You have been conditioned to accept this and you need some help to see that these things are NOT to be brushed under the carpet.
You need to tackle them and get some help to overcome them.
I would just straight up tell someone to fuck off in these situations but you don't and there will be reasons for this.
WA, GP, RC and some counselling to tackle everything.
I'm sorry you've had a shit time of things.

Longwindingroad Fri 29-Jan-16 14:24:41

The first step to having boundaries is valuing yourself. Hard when you have been treated badly, but also a decision we can make as we grow older and realise that the shit other people do to us has very little to do with us and a lot to do with them.

So start with loving yourself in a very active way. Treat yourself as you would a very treasured friend or partner.. Talk to yourself nicely, buy yourself nice things, do things you enjoy.

Another great way to build self esteem is to do things you are proud of. Achieve things (even small things like cleaning out the freezer) to make yourself feel good about who you are. Volunteer. Do a course. Get a haircut. Dress nicely. Spend time with people who value you. Read lots of self help books and visit "Baggage Reclaim" blog and read and read and read.

It all has a knock on effect and after six months or so of actively doing that you will value yourself more.

Once you value yourself, you then hve a price tag, and you - as well as others- will respect whatever price tag you place on yourself.

This is where boundaries come from.

Having none means we have a very low price tag on ourselves.

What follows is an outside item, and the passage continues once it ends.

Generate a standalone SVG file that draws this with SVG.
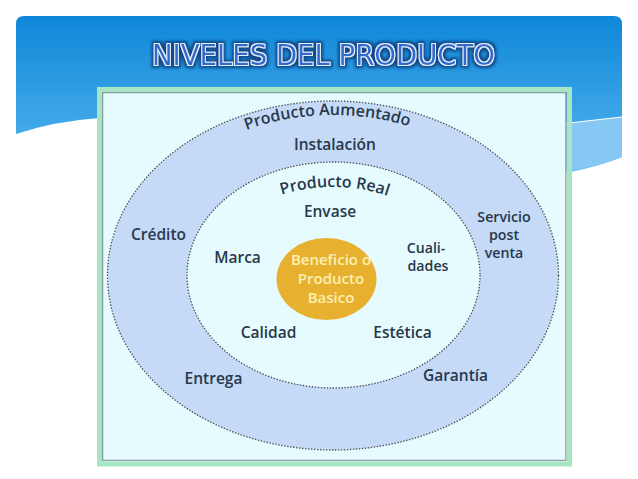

Then start with the basics. The basic requirements and needs you have from someone else in order to feel happy and have the confidence to not accept any less.

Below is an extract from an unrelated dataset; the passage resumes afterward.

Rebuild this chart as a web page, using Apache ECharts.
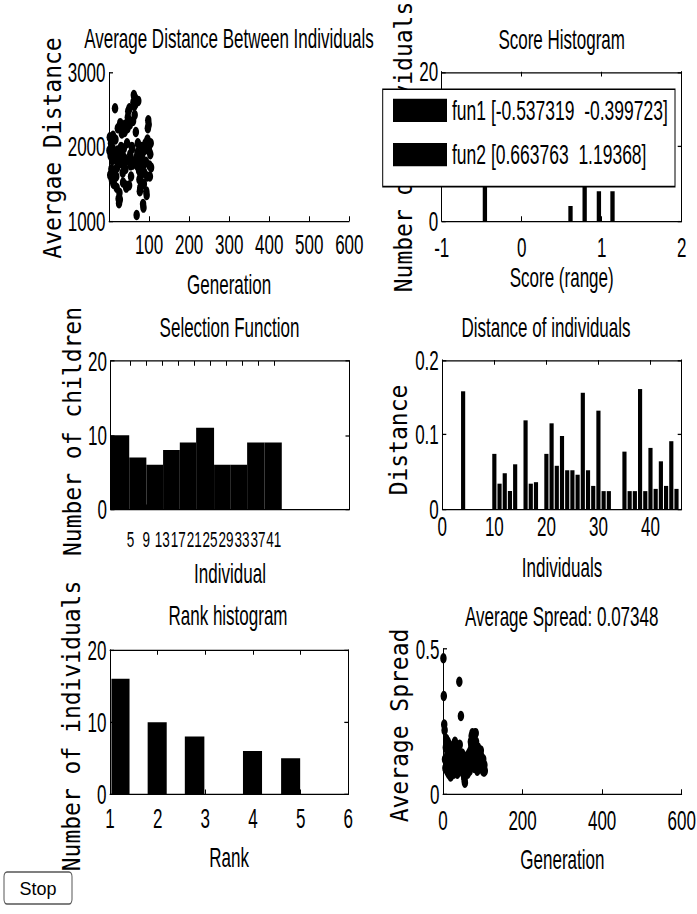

I assure you, despite your background of abuse, you are every bit as valuable as anyone else and when you can see that, you will create these boundaries in a way that comes very naturally.

In your shoes I would make 2016 a year of discovery of YOU.

RickOShay Fri 29-Jan-16 20:31:56

Longwinding road that is a beautiful post. Thank you.

AmyAmoeba Fri 29-Jan-16 22:05:20

Thanks for your replies. Very thought provoking. Both different perspectives and paths to consider. Or different aspects that I need to address.

Hellsbellsmelons, I'm struggling a little with what you've said. It makes sense but it feels like you're talking about someone else not me. Rape and abuse seem such strong terms and in one way I know you're right but in another I can't quite grasp what you mean. The idea of ringing RC or WA seems, I don't know exactly, inappropriate maybe? Other people have such truly awful things to deal with and I think I'd feel like a time waster whinging about things that hardly even happened, taking time from someone who needs it. I feel as if my head is splitting in two! I can objectively agree with you if I forget that the OP is actually me but once I put myself in the frame, it all seems too little to take seriously. I need to read over what you've said a couple of times and try to take it in.

Long winding, that's given me a lot to think about too. I think I could try some of that. Loving myself in an active way. Sometimes I find myself resenting DH for not loving me enough, not caring enough...but I know, at the same time, that I'm not being remotely fair in those expectations. So yes, maybe I could start by stepping into that gap and loving myself a bit more. that could be a start.